- Pyramid Ridge Location within California Pyramid Ridge Location within the United States

Highest point
- Elevation: 3,520–3,560 ft (1,070–1,090 m)
- Prominence: 1,120 ft (340 m)
- Parent peak: Cow Mountain Ridge
- Isolation: 6.21 mi (9.99 km)
- Coordinates: 39°02′32″N 123°03′30″W﻿ / ﻿39.042176°N 123.058351°W

Geography
- Country: United States
- State: California
- Mendocino County, California: County
- Parent range: Mayacamas Mountains
- Topo map: Purdys Gardens O39123a1 1:24,000

= Pyramid Ridge =

Mountain in Mendocino County, California, U.S.

Pyramid Ridge is a 3520–3560 ft mountain in Mendocino County, California.

==Location==

Pyramid Ridge is in Mendocino County, California, in the Mayacamas Mountains of the northern California Coast Ranges.
It is 3520–3560 ft high with a prominence of 1120 ft.
It has isolation of 6.21 mi from Cow Mountain Ridge to the north.
The ridge is 1 mi long.
The Köppen climate classification is: Csb : Warm-summer Mediterranean climate.

==Human activities==

In November 2005 a program funded by the Joint Fire Services Program began on Pyramid Ridge to research fire treatments.
18 plots ranging from 3–10 acre in size were selected that contained knobcone pines that were dying off for an unknown reason.
3 plots of standing trees were burned, trees on 3 plots were cut and burned, and trees on 3 plots were cut and left to rot.
The California Department of Forestry and Fire Protection was responsible for all the burning.

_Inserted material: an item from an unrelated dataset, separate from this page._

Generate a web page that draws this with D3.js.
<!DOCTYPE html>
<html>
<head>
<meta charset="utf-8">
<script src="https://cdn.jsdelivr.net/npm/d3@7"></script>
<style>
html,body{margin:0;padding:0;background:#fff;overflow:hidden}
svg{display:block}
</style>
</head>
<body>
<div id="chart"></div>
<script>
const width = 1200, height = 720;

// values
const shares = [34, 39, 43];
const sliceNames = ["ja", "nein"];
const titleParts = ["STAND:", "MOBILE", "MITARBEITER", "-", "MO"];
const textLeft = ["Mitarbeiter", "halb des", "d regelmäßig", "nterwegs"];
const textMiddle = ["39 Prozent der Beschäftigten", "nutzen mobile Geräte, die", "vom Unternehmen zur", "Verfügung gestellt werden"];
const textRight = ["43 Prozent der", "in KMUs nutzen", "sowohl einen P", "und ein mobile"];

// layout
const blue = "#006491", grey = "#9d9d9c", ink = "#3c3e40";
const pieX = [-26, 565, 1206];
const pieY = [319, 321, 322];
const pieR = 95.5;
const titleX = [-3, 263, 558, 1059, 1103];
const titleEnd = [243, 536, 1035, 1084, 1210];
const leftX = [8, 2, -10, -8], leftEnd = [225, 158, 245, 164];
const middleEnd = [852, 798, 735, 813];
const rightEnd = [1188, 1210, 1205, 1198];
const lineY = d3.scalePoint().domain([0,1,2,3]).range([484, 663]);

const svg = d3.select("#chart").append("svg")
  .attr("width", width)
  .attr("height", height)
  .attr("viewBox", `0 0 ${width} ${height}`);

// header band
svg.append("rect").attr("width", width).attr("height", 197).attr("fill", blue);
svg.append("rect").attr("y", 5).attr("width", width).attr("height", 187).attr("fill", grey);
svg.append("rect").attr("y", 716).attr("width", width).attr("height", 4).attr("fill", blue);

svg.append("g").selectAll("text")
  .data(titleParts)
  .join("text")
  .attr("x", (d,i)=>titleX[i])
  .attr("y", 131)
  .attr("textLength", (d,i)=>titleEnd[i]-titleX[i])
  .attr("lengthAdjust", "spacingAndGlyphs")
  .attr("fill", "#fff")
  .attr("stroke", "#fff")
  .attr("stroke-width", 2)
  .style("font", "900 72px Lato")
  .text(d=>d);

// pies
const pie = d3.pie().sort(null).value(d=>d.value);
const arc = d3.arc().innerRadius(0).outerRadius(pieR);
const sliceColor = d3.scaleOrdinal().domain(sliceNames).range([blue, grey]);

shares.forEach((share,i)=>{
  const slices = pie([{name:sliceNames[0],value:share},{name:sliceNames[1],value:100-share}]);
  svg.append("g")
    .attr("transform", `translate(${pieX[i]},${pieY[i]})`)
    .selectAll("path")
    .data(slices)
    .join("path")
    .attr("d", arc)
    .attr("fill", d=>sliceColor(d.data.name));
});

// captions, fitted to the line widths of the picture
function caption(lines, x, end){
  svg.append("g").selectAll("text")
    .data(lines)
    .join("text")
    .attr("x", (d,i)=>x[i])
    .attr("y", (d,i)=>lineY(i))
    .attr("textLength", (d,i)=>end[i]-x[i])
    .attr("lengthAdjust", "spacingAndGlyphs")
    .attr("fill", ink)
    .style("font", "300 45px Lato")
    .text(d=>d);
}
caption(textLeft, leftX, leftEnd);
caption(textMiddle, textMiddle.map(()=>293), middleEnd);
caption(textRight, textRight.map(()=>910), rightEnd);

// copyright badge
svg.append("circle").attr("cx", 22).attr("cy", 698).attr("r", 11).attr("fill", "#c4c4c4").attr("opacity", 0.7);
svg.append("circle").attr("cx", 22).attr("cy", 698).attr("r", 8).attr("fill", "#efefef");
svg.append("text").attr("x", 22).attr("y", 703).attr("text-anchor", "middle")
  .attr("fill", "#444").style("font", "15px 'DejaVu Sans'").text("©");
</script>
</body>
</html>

Pyramid Ridge is only accessible by ATV or horseback.
It is known as a good area for deer hunting.
It is in the South Cow Mountain OHV Recreation Area, and is traversed by Trail 19 of the area.
As of 2016 informally developed trails led from the southeast, southwest and west segments of that trail, which were to be closed, barricaded and restored to a natural state to deter trespass on private property.